In the otherwise dry and policy-oriented vice presidential debate that just concluded, there was one absolutely jaw-dropping moment. This occurred when Walz got around to asking J.D. Vance point-blank whether he conceded that Donald Trump lost the 2020 election.
This was a great strategy on Walz's part. Vance, throughout the night, was trying to portray himself as a reasonable and moderate person—not someone who was living in an alternative epistemic universe from the rest of us. And yet, as Donald Trump's running mate, he cannot explicitly disavow the former president's most bananas claims about things; they are, after all, the official positions of his campaign. The best Vance can do, when these things come up, is to ignore, downplay, and dodge.
And that is precisely what he proceeded to do. And yet, Walz had managed to ask such a direct question on the point that Vance's deviousness was obvious to everyone watching. "Did Trump lose that election?" Walz asks. "You know Tim," Vance replies, "I'm focused on the future, not the past"—or something to that effect. The nation gave out a collective groan. The dodge was just so blatant and cheating and obvious. "I'm focused on the future." Gimme a break!
It was the same line Vance had used a minute or two earlier, as well, when he was first asked about January 6. "Let's stop talking about the past. My campaign is focused on the future."
According to Joseph de Maistre, this was the same answer the French Revolutionaries gave, after enough time had passed that they had begun to repent of having executed the king. Maistre references a writer from the revolutionary faction, who had a chance to reflect on the events in France a few years after tempers had cooled from the peak of the Reign of Terror. "Let us leave Louis under the shroud," the writer opined, "Now all good citizens must turn their wishes, their talents, and their strength toward the future." (See notes in Lebrun edition).

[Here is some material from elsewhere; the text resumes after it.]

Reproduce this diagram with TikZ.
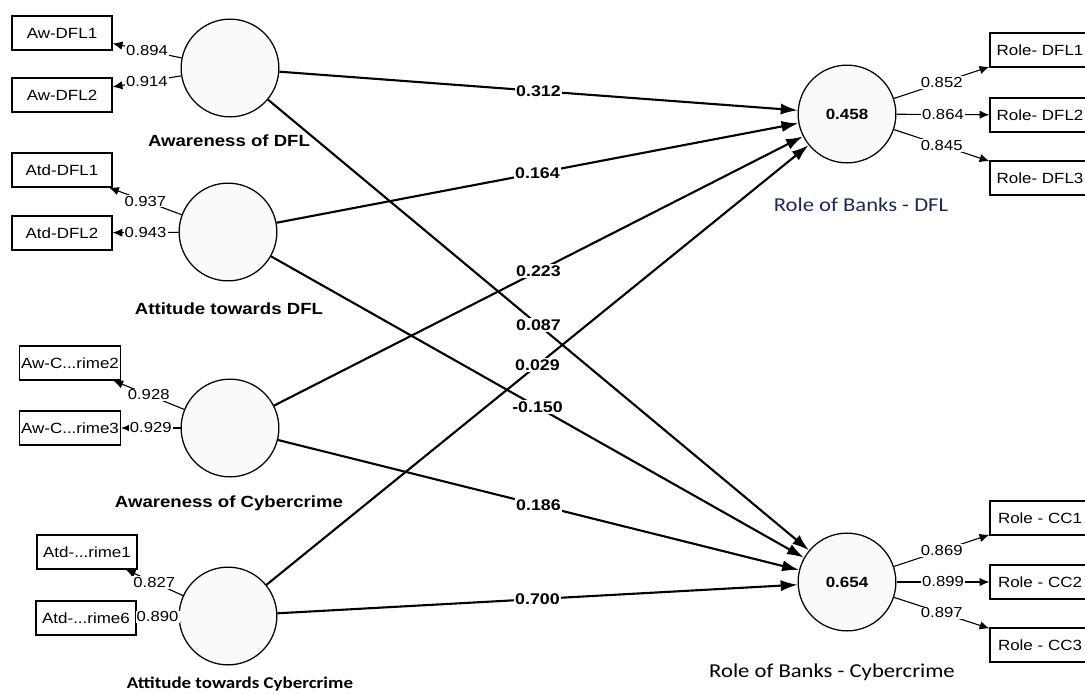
\documentclass[tikz,border=0pt]{standalone}
\usepackage{fontspec}
\setmainfont{Liberation Sans}[FakeStretch=1.15]
\newfontfamily\califont{Carlito}[FakeStretch=1.15]
\usepackage{tikz}
\usetikzlibrary{arrows.meta,positioning}
\definecolor{rolenavy}{RGB}{28,40,86}
\definecolor{latfill}{RGB}{250,250,250}
\tikzset{
	latent/.style = {draw, fill=latfill, circle, line width=0.9pt, minimum size=69.5pt, inner sep=0pt, font=\fontsize{10.5}{12}\selectfont\bfseries},
	indicator/.style = {draw, fill=white, rectangle, line width=1pt, minimum height=24pt, minimum width=71pt, inner sep=1pt, font=\fontsize{10.5}{12}\selectfont},
	struct/.style = {line width=1.5pt, -{Latex[length=12pt,width=8pt]}},
	load/.style = {line width=0.8pt, -{Latex[length=7pt,width=6pt]}},
	coef/.style = {fill=white, inner sep=1pt, font=\fontsize{11}{13}\selectfont\bfseries},
	ldg/.style = {fill=white, inner sep=0.8pt, font=\fontsize{10.3}{12}\selectfont},
	latname/.style = {font=\fontsize{11.5}{13}\selectfont\bfseries},
	rolename/.style = {font=\califont\fontsize{14}{16}\selectfont}
}
\begin{document}
\begin{tikzpicture}[x=0.025cm, y=-0.025cm]
    \useasboundingbox (0,0) rectangle (1085,693);

    % latent variables
    \node [latent] (awdfl) at (230,68) {};
    \node [latent] (atddfl) at (228,232) {};
    \node [latent] (awcc) at (230,428) {};
    \node [latent] (atdcc) at (228,616) {};
    \node [latent] (rbdfl) at (847,114) {0.458};
    \node [latent] (rbcc) at (847,582) {0.654};

    \node [latname] (awdfltxt) at (229,141) {Awareness of DFL};
    \node [latname] (atddfltxt) at (229,309) {Attitude towards DFL};
    \node [latname] (awcctxt) at (229,503) {Awareness of Cybercrime};
    \node [latname, font=\califont\fontsize{11.7}{13}\selectfont\bfseries] (atdcctxt) at (240,684) {Attitude towards Cybercrime};
    \node [rolename, text=rolenavy] (rbdfltxt) at (861,205) {Role of Banks - DFL};
    \node [rolename] (rbcctxt) at (832,672) {Role of Banks - Cybercrime};

    % indicators
    \node [indicator] (awdfl1) at (62,33) {Aw-DFL1};
    \node [indicator] (awdfl2) at (62,95) {Aw-DFL2};
    \node [indicator] (atddfl1) at (62,170) {Atd-DFL1};
    \node [indicator] (atddfl2) at (62,233) {Atd-DFL2};
    \node [indicator] (awcc2) at (70,363) {Aw-C...rime2};
    \node [indicator] (awcc3) at (70,428) {Aw-C...rime3};
    \node [indicator] (atdcc1) at (87,552) {Atd-...rime1};
    \node [indicator] (atdcc6) at (86,618) {Atd-...rime6};

    \node [indicator] (rdfl1) at (1040,50) {Role- DFL1};
    \node [indicator] (rdfl2) at (1040,115) {Role- DFL2};
    \node [indicator] (rdfl3) at (1040,178) {Role- DFL3};
    \node [indicator] (rcc1) at (1040,518) {Role - CC1};
    \node [indicator] (rcc2) at (1040,582) {Role - CC2};
    \node [indicator] (rcc3) at (1040,645) {Role - CC3};

    % outer loadings
    \draw [load] (awdfl) -- node[ldg]{0.894} (awdfl1);
    \draw [load] (awdfl) -- node[ldg]{0.914} (awdfl2);
    \draw [load] (atddfl) -- node[ldg]{0.937} (atddfl1);
    \draw [load] (atddfl) -- node[ldg]{0.943} (atddfl2);
    \draw [load] (awcc) -- node[ldg]{0.928} (awcc2);
    \draw [load] (awcc) -- node[ldg]{0.929} (awcc3);
    \draw [load] (atdcc) -- node[ldg]{0.827} (atdcc1);
    \draw [load] (atdcc) -- node[ldg]{0.890} (atdcc6);

    \draw [load] (rbdfl) -- node[ldg]{0.852} (rdfl1);
    \draw [load] (rbdfl) -- node[ldg]{0.864} (rdfl2);
    \draw [load] (rbdfl) -- node[ldg]{0.845} (rdfl3);
    \draw [load] (rbcc) -- node[ldg]{0.869} (rcc1);
    \draw [load] (rbcc) -- node[ldg]{0.899} (rcc2);
    \draw [load] (rbcc) -- node[ldg]{0.897} (rcc3);

    % path coefficients
    \draw [struct] (awdfl) -- node[coef]{0.312} (rbdfl);
    \draw [struct] (atddfl) -- node[coef]{0.164} (rbdfl);
    \draw [struct] (awcc) -- node[coef]{0.223} (rbdfl);
    \draw [struct] (atdcc) -- node[coef]{0.029} (rbdfl);
    \draw [struct] (awdfl) -- node[coef]{0.087} (rbcc);
    \draw [struct] (atddfl) -- node[coef]{-0.150} (rbcc);
    \draw [struct] (awcc) -- node[coef]{0.186} (rbcc);
    \draw [struct] (atdcc) -- node[coef]{0.700} (rbcc);
\end{tikzpicture}
\end{document}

As Maistre mockingly sums up the argument: "Very well, it was perhaps unnecessary to assassinate the king; but since the deed is done, do not mention it again and let us all be good friends." (Lebrun translation.) He then gives us his own succinct diagnosis of such an argument: "Madness!"
Indeed, this was the same preposterous argument Vance was making. "Okay, okay, so maybe my running-mate did try to subvert the election; maybe he did conspire to overturn the results of the democratic process; maybe there was a mob that stormed the Capitol to try to halt the certification of votes; maybe Trump was the first U.S. president in history not to honor the peaceful transfer of power—oh well! It was all perhaps unnecessary. But since the deed is done, do not mention it again."
"I'm focused on the future, Tim, not the past," Vance said. Just as that writer in the Moniteur universel said, to which Maistre was responding. Let us leave democracy in the shroud. We must now instead "turn our strength to the future."
To which my response—and the response of every American watching the debate at home, who cares about the continuity of our Constitution, our democracy, and our way of life—could only be: "Madness!"